Required work
Take every line from the listing below that includes "this" and copy it.
● ● ●
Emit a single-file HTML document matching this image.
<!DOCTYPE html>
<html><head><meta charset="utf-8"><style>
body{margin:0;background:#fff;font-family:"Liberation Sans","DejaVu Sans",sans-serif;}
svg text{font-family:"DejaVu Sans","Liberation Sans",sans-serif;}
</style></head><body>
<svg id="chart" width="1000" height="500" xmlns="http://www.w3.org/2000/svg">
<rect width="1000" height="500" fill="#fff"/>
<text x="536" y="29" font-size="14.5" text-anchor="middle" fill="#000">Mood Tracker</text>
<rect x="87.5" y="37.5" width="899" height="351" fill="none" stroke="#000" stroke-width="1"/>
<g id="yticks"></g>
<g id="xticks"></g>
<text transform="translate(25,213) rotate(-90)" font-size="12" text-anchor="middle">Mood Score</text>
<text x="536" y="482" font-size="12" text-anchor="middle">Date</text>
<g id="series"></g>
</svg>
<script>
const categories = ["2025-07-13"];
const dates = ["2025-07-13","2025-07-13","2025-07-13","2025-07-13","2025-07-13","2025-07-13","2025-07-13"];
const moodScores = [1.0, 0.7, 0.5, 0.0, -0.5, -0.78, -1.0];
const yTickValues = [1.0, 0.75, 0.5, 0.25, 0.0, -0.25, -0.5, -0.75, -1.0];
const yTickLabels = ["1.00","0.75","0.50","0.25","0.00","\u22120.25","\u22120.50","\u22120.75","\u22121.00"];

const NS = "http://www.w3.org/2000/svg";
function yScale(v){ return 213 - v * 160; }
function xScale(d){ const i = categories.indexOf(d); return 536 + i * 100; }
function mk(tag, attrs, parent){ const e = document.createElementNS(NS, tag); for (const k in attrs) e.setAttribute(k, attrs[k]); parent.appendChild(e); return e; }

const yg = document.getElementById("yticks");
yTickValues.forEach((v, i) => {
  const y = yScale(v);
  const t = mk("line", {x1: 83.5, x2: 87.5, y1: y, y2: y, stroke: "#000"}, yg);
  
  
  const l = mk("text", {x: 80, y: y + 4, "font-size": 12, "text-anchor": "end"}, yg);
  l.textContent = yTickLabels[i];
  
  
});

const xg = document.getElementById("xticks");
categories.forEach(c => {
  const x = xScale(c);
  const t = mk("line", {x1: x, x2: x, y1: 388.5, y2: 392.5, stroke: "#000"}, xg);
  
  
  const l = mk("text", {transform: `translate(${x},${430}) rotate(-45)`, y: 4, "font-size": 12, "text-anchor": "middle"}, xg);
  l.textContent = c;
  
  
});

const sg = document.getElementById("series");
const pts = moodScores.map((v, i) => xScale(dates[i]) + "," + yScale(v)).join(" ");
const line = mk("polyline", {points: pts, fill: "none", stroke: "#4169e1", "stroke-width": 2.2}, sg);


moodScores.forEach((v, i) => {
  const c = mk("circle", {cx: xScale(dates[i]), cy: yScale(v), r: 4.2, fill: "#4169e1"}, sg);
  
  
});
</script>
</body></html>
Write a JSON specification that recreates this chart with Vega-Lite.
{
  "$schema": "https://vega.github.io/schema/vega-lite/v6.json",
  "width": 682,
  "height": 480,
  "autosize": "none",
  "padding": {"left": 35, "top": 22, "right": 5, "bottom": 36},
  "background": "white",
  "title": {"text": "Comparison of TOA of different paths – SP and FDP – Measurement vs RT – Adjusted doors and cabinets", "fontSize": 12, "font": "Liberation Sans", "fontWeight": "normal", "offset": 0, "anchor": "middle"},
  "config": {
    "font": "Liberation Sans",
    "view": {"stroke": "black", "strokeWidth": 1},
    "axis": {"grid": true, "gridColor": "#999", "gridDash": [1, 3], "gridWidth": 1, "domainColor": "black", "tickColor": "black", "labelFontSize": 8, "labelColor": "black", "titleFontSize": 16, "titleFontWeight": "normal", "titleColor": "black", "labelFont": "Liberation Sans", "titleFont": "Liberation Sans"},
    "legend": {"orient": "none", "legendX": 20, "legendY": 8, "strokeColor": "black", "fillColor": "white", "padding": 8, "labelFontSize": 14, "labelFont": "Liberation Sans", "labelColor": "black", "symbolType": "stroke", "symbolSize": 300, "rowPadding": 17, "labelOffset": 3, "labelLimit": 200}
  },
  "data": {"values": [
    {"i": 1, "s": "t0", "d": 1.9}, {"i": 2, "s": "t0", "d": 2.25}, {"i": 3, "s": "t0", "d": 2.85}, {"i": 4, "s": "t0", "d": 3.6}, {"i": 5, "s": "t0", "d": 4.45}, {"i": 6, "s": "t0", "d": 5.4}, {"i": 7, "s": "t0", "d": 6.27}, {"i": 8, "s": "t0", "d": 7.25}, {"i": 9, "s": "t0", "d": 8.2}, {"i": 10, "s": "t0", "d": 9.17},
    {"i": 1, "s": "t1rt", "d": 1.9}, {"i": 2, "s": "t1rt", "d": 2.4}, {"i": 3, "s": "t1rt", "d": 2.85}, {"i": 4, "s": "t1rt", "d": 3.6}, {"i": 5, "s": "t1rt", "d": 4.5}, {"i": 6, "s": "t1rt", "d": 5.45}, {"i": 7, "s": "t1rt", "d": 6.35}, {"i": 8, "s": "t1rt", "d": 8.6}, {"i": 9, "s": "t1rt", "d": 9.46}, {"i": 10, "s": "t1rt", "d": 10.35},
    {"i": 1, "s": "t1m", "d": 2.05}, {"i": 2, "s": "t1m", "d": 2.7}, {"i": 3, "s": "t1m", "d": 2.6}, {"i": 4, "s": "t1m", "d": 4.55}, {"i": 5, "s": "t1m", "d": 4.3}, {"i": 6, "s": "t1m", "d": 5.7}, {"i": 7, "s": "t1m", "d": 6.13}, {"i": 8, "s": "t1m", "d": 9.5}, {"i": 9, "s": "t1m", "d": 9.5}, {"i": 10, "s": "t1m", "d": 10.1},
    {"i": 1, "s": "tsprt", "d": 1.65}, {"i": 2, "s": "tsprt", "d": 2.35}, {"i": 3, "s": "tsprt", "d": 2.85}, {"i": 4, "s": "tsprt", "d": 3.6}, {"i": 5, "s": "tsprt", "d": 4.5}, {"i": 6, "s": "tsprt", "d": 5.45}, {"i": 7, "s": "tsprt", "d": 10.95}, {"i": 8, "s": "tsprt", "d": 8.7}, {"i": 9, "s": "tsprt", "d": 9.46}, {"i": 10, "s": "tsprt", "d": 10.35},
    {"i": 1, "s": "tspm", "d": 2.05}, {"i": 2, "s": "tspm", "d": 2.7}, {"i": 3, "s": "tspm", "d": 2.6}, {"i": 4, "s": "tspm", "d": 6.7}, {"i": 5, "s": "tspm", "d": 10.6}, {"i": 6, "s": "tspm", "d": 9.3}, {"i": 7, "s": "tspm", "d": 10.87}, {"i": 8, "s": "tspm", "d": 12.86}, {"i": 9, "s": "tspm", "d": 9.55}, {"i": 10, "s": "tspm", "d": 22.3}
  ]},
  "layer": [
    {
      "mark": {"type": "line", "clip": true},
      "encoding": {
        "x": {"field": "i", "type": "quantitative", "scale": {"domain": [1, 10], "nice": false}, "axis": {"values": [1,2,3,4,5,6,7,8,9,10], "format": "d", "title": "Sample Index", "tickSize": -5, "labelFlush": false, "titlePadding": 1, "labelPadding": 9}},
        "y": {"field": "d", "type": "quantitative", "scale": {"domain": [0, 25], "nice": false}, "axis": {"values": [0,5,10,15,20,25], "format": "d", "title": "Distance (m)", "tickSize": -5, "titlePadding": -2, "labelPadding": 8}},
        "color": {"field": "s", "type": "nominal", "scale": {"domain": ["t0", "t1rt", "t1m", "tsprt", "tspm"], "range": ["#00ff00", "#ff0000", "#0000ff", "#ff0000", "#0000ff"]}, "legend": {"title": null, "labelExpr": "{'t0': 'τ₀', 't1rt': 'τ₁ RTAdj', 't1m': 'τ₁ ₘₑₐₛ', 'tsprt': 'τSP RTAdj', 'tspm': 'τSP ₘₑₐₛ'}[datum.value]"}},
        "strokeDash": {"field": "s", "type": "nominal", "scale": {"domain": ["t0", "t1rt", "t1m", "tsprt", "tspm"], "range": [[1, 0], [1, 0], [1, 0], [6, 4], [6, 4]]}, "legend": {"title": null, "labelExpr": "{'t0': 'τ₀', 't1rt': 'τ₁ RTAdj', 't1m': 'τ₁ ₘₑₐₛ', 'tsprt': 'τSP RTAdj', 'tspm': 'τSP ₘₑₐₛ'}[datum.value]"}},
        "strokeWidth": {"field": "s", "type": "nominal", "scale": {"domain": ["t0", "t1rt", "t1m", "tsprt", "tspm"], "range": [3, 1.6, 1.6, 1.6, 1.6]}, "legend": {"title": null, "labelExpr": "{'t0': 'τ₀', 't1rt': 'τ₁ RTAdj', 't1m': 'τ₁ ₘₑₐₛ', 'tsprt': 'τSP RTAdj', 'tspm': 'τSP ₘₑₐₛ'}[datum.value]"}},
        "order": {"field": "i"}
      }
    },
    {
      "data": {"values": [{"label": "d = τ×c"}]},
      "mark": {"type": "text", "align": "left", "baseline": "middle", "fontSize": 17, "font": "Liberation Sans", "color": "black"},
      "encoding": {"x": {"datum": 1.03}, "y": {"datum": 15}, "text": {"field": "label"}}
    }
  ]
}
● ● ●
Problem solution
Emit a single-file HTML document matching this image.
Write a JSON specification that recreates this chart with Vega-Lite.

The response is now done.